I personally think there must be a way to pull out the necessary pieces for embedded development, so as to simplify the process. By “must be a way,” I mean “a way of reorganizing the repository so it is not monolithic.” Perhaps this means “I think we should use git modules or similar to reorganize the repository.”

I’m happy to discuss any branching/reorganization of the repositories that gets us to a goal of easily building occam and the TVM for more embedded targets. I really do prefer this language for environmental sensor work over any variant of C—especially when it comes to teaching students to reason about concurrent systems.

Native vs. VM

The “native” runtime involves a 100KLOC+ of C that, to get fast context switch times, plays games with the Intel processor’s stack in assembler. It is, in my opinion, the wrong idea to ever touch this code, or imagine targeting any other processor. This will be slow and error prone over time, as each new architecture may require subtle work in the runtime.

The TVM “just works” anywhere you can compile ANSI C. It’s slower, but honestly, I care about correctness, and ease of portability/maintenance. At roughly 10KLOC, it’s a lot more manageable.

Notes about Targets / Random Ideas

We have targeted builds for the TVM at devices like the LEGO NXT in the past. To do so, we first targeted a runtime; this meant we built on top of a small OS. If an embedded target has FreeRTOS, it is completely reasonable to target a wrapper for the TVM that builds on top of FreeRTOS. Loading bytecode can then be more easily accomplished on that plaform—because you’re no longer working on the bare metal, but instead have an API between the VM and the hardware. It would also mean that builds to new architectures that support (say) FreeRTOS would be one-and-done, as we’ve targeted an abstraction (as opposed to having to develop a new wrapper for each new target).

This is what we do for the POSIX interface. It sometimes complexifies the interrupt handling… for example, we had to do a fair bit of work to make screen/keyboard handling work on POSIX platforms, but for embedded targets (even with a lift of something like QNX or FreeRTOS) it will likely look more like the Arduino wrapper than anything else.

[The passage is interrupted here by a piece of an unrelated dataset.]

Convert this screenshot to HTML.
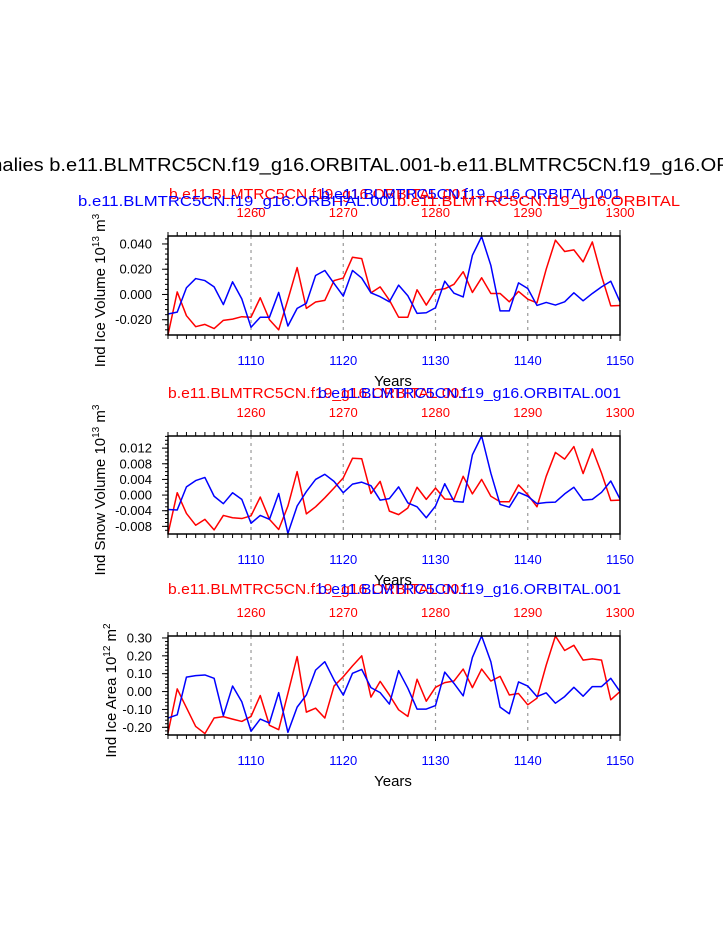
<!DOCTYPE html>
<html><head><meta charset="utf-8"><style>
body{margin:0;background:#fff;width:723px;height:935px;overflow:hidden}
svg{display:block;font-family:"Liberation Sans",sans-serif}
</style></head><body>
<svg id="chart" width="723" height="935"></svg>
<script>
const years = [];
for (let y = 1101; y <= 1150; y++) years.push(y);
const bottomTicks = [1110,1120,1130,1140,1150];
const topTicks = ['1260','1270','1280','1290','1300'];
const vol_blue = [-0.0155,-0.014,0.0053,0.0126,0.011,0.006,-0.008,0.010,-0.0035,-0.026,-0.018,-0.018,0.0016,-0.025,-0.011,-0.007,0.015,0.019,0.0087,-0.0013,0.019,0.013,0.0013,-0.0018,-0.0058,0.0074,-0.001,-0.015,-0.0145,-0.0105,0.0105,0.001,-0.002,0.031,0.0458,0.023,-0.013,-0.013,0.0092,0.0047,-0.0087,-0.0063,-0.0084,-0.0058,0.0013,-0.005,0.0008,0.006,0.0105,-0.0058];
const vol_red = [-0.032,0.002,-0.0168,-0.0255,-0.0237,-0.027,-0.0205,-0.0195,-0.0176,-0.018,-0.0026,-0.02,-0.028,-0.004,0.0213,-0.011,-0.006,-0.0047,0.011,0.013,0.0295,0.0284,0.0013,0.006,-0.0045,-0.018,-0.018,0.0037,-0.0084,0.0034,0.0045,0.008,0.018,0.0016,0.0132,0.0008,0.0008,-0.0058,0.0024,-0.0037,-0.0066,0.020,0.043,0.034,0.0353,0.0258,0.0416,0.0147,-0.009,-0.0087];
const snow_blue = [-0.0037,-0.0038,0.0021,0.0037,0.0045,-0.0003,-0.0022,0.0006,-0.0011,-0.0072,-0.0052,-0.0062,0.0004,-0.0098,-0.0028,0.0009,0.0040,0.0053,0.0035,0.0006,0.0028,0.0033,0.0024,-0.0013,-0.0009,0.0021,-0.002,-0.003,-0.0058,-0.0028,0.0029,-0.0016,-0.0018,0.0103,0.0151,0.0056,-0.0024,-0.0031,0.0007,-0.0003,-0.0022,-0.0019,-0.0018,0.0003,0.002,-0.0013,-0.0011,0.0007,0.0036,-0.0010];
const snow_red = [-0.0099,0.0006,-0.0047,-0.0077,-0.0062,-0.0089,-0.0052,-0.0058,-0.006,-0.0053,-0.0005,-0.0062,-0.0088,-0.0028,0.006,-0.0048,-0.003,-0.0007,0.0018,0.0044,0.0094,0.0093,0.0004,0.0035,-0.0041,-0.005,-0.0033,0.002,-0.0011,0.0018,-0.001,-0.0011,0.0048,0.0003,0.004,-0.0003,-0.0017,-0.0017,0.0026,0.0001,-0.003,0.0048,0.0109,0.0092,0.0124,0.0055,0.0118,0.0056,-0.0014,-0.0013];
const area_blue = [-0.148,-0.13,0.081,0.089,0.093,0.074,-0.135,0.031,-0.057,-0.222,-0.154,-0.176,-0.006,-0.228,-0.087,-0.019,0.12,0.167,0.065,-0.02,0.102,0.124,0.022,-0.006,-0.07,0.117,0.019,-0.098,-0.098,-0.078,0.109,0.046,-0.024,0.191,0.311,0.167,-0.087,-0.124,0.054,0.031,-0.028,-0.007,-0.065,-0.028,0.024,-0.026,0.028,0.028,0.074,0];
const area_red = [-0.231,0.015,-0.09,-0.195,-0.235,-0.148,-0.14,-0.154,-0.167,-0.139,-0.022,-0.189,-0.213,-0.01,0.196,-0.115,-0.093,-0.148,0.031,0.083,0.144,0.2,-0.031,0.057,-0.019,-0.102,-0.139,0.069,-0.054,0.024,0.05,0.059,0.126,0.022,0.126,0.059,0.085,-0.019,-0.011,-0.074,-0.037,0.148,0.311,0.23,0.259,0.176,0.183,0.176,-0.046,0];
const volTicks = [0.04,0.02,0,-0.02];
const volLabels = ['0.040','0.020','0.000','-0.020'];
const snowTicks = [0.012,0.008,0.004,0,-0.004,-0.008];
const snowLabels = ['0.012','0.008','0.004','0.000','-0.004','-0.008'];
const areaTicks = [0.3,0.2,0.1,0,-0.1,-0.2];
const areaLabels = ['0.30','0.20','0.10','0.00','-0.10','-0.20'];
const NS='http://www.w3.org/2000/svg';
const svg=document.getElementById('chart');
function mk(tag,attrs,parent,text){const e=document.createElementNS(NS,tag);for(const k in attrs)e.setAttribute(k,attrs[k]);if(text!==undefined)e.textContent=text;(parent||svg).appendChild(e);return e;}
const X0=168,X1=620;
const xs=y=>X0+(y-1101)/(1150-1101)*(X1-X0);

function txt(x,y,s,fill,size,anchor,len,name,parent){
  const a={x:x,y:y,fill:fill,'font-size':size,'text-anchor':anchor||'start'};
  if(len){a.textLength=len;a.lengthAdjust='spacingAndGlyphs';}
  const t=mk('text',a,parent,s);
  
  
  return t;
}

function panel(id,top,bot,ymin,ymax,ticks,labels,minorStep,blue,red,titleParts,ytitleX){
  const g=mk('g',{});
  
  
  const ys=v=>bot-(v-ymin)/(ymax-ymin)*(bot-top);
  bottomTicks.slice(0,4).forEach(t=>{const l=mk('line',{x1:xs(t),x2:xs(t),y1:top,y2:bot,stroke:'#999','stroke-width':1.2,'stroke-dasharray':'3,4'},g);
    
    });
  for(let y=1101;y<=1150;y++){const maj=(y%10===0);const L=maj?6:4;
    mk('line',{x1:xs(y),x2:xs(y),y1:bot,y2:bot+L,stroke:'#000','stroke-width':1},g);
    mk('line',{x1:xs(y),x2:xs(y),y1:top,y2:top-L,stroke:'#000','stroke-width':1},g);}
  const start=Math.ceil(ymin/minorStep);
  for(let k=start;k*minorStep<=ymax+1e-12;k++){const v=k*minorStep;
    mk('line',{x1:X0-3,x2:X0,y1:ys(v),y2:ys(v),stroke:'#000','stroke-width':1},g);}
  ticks.forEach((v,i)=>{mk('line',{x1:X0-6,x2:X0,y1:ys(v),y2:ys(v),stroke:'#000','stroke-width':1},g);
    txt(X0-16,ys(v)+4.5,labels[i],'#000',13,'end',null,'y-tick-label',g);});
  bottomTicks.forEach(t=>txt(xs(t),bot+30,String(t),'#00f',13,'middle',null,'x-tick-label-bottom',g));
  topTicks.forEach((t,i)=>txt(xs(bottomTicks[i]),top-19,t,'#f00',13,'middle',null,'x-tick-label-top',g));
  const line=(arr,col,name)=>{const p=mk('polyline',{points:arr.map((v,i)=>xs(years[i])+','+ys(v)).join(' '),fill:'none',stroke:col,'stroke-width':1.5,'stroke-linejoin':'round'},g);
    
    };
  line(red,'#f00',id+'-red-series');
  line(blue,'#00f',id+'-blue-series');
  const fr=mk('rect',{x:X0,y:top,width:X1-X0,height:bot-top,fill:'none',stroke:'#000','stroke-width':1.5},g);
  
  
  txt(393,bot+51,'Years','#000',15,'middle',null,'x-axis-title',g);
  const yt=mk('text',{x:0,y:0,'font-size':15,fill:'#000','text-anchor':'middle',transform:'translate('+ytitleX+','+((top+bot)/2+5)+') rotate(-90)'},g);
  
  
  yt.innerHTML=titleParts;
}
txt(-50,171,'Anomalies b.e11.BLMTRC5CN.f19_g16.ORBITAL.001-b.e11.BLMTRC5CN.f19_g16.ORBITAL.001','#000',18,'start',874,'main-title');
txt(169,199,'b.e11.BLMTRC5CN.f19_g16.ORBITAL.001','#f00',15,'start',300,'red-subtitle');
txt(321,199,'b.e11.BLMTRC5CN.f19_g16.ORBITAL.001','#00f',15,'start',300,'blue-subtitle');
txt(78,206,'b.e11.BLMTRC5CN.f19_g16.ORBITAL.001','#00f',15,'start',320,'blue-subtitle-left');
txt(397,206,'b.e11.BLMTRC5CN.f19_g16.ORBITAL','#f00',15,'start',283,'red-subtitle-right');
[398,594].forEach(y=>{
  txt(168,y,'b.e11.BLMTRC5CN.f19_g16.ORBITAL.001','#f00',15,'start',300,'red-subtitle');
  txt(318,y,'b.e11.BLMTRC5CN.f19_g16.ORBITAL.001','#00f',15,'start',303,'blue-subtitle');
});
panel('ice-volume',236,335,-0.0321,0.0463,volTicks,volLabels,0.004,vol_blue,vol_red,
 'Ind Ice Volume 10<tspan dy="-6" font-size="10">13</tspan><tspan dy="6"> m</tspan><tspan dy="-6" font-size="10">3</tspan>',105);
panel('snow-volume',436,534,-0.00995,0.0151,snowTicks,snowLabels,0.001,snow_blue,snow_red,
 'Ind Snow Volume 10<tspan dy="-6" font-size="10">13</tspan><tspan dy="6"> m</tspan><tspan dy="-6" font-size="10">3</tspan>',105);
panel('ice-area',636,735,-0.243,0.311,areaTicks,areaLabels,0.02,area_blue,area_red,
 'Ind Ice Area 10<tspan dy="-6" font-size="10">12</tspan><tspan dy="6"> m</tspan><tspan dy="-6" font-size="10">2</tspan>',116);
</script>
</body></html>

I have also wondered about platform.io. Would it be good to “port” the build of the VM there? Would this provide some “lift” for targeting future embedded targets? The library should “just work” across multiple platforms, and each would need a wrapper. Once that was done, it becomes a matter of tying in a call to compile the occam code.

Conclusion

That was long, but hopefully provides a roadmap. The project has had many hands over many, many years—going back to the Inmos engineers who did the original work on Transputer and the language itself. I believe the toolchain has value, especially for teaching students how to reason about concurrency and parallelism on engaging and real hardware. The transition (in my experience) from occam to languages like Go or Erlang, to reasoning about concurrency in Javascript (everything is a callback), or even architecting concurrent and parallel code using semaphores and threads—all of those things are easier when you have a coherent model for reasoning about concurrent systems.

Being a college professor, helping launch a new department, takes time. However, if there are people who are keen to help bring this project back to life, it will provide motivation to support those people and help make it a reality.